Al final de esta entrevista, antes de empezar a grabar su nuevo disco, Páez cuenta que pasará a visitar a Gustavo Cerati. “Vamos a grabar en su estudio, así que quiero pedirle permiso, recibir algunas ondas.”
¿Vas a visitarlo seguido?
–He ido. Se lo ve bien cuidado. Aunque la ciencia previene sobre los peligros de esperanzarse demasiado, su madre dice que ve progresos. Hay que tener fe. Ahora voy sólo a pedirle su bendición para este nuevo disco.
Ante alguien que ha destacado tanto las virtudes de la casa que construyó la música de Litto Nebbia, Luis Alberto Spinetta y Charly García, eso que llamamos rock nacional, es inevitable preguntarse si no estamos asistiendo al final de un ciclo. “No lo creo”, responde enseguida Fito, y comienza a enumerar sucesores, músicos, artistas, y en el revoleo aparecen los nombres de Pablo Dacal, Babasónicos y siguen las firmas. “Además, yo sinceramente creo que la obra de Luis realmente no la conoce nadie”, asegura Páez, y enseguida agrega que piensa lo mismo de la de Charly y la de Litto. “Cuando algún espíritu curioso quiera investigarla, tendrá para siglos de estudio”, calcula.
“Además, yo los siento muy cercanos: Luis fue un padre de familia ejemplar, un buen amigo y compañero de ruta, y un artista inmenso. También Charly, que es un hombre generoso, siempre presente en los momentos importantes de sus amigos. Son dos personas muy valiosas a las que la Argentina les debe mucho, y lo mismo con Litto.
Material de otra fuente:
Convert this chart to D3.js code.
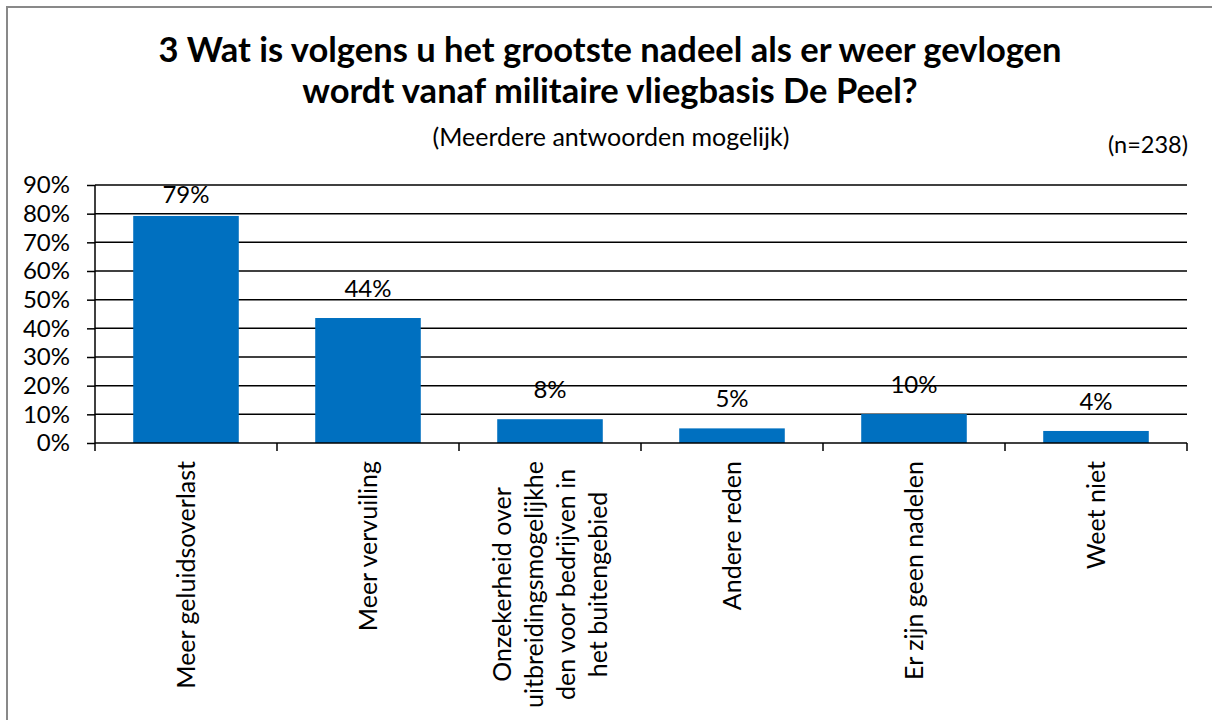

Dentro de la música popular, han mantenido encendida la llama de la libertad. Algo que hicieron todos los días, sin grandes gestos. Si la política tiene la obligación de bregar por la felicidad del pueblo, el destino de los artistas es mantener esa llama de la libertad encendida. Cuando lo hacen, hay que celebrarlo. En mi casa es algo que se celebra todos los días. Mi hijo Martín, cuando pinta, lo hace escuchando a Charly. Y mi hija Margarita me pide que le enseñe a tocar ‘Muchacha’. Yo creo que está todo ahí.”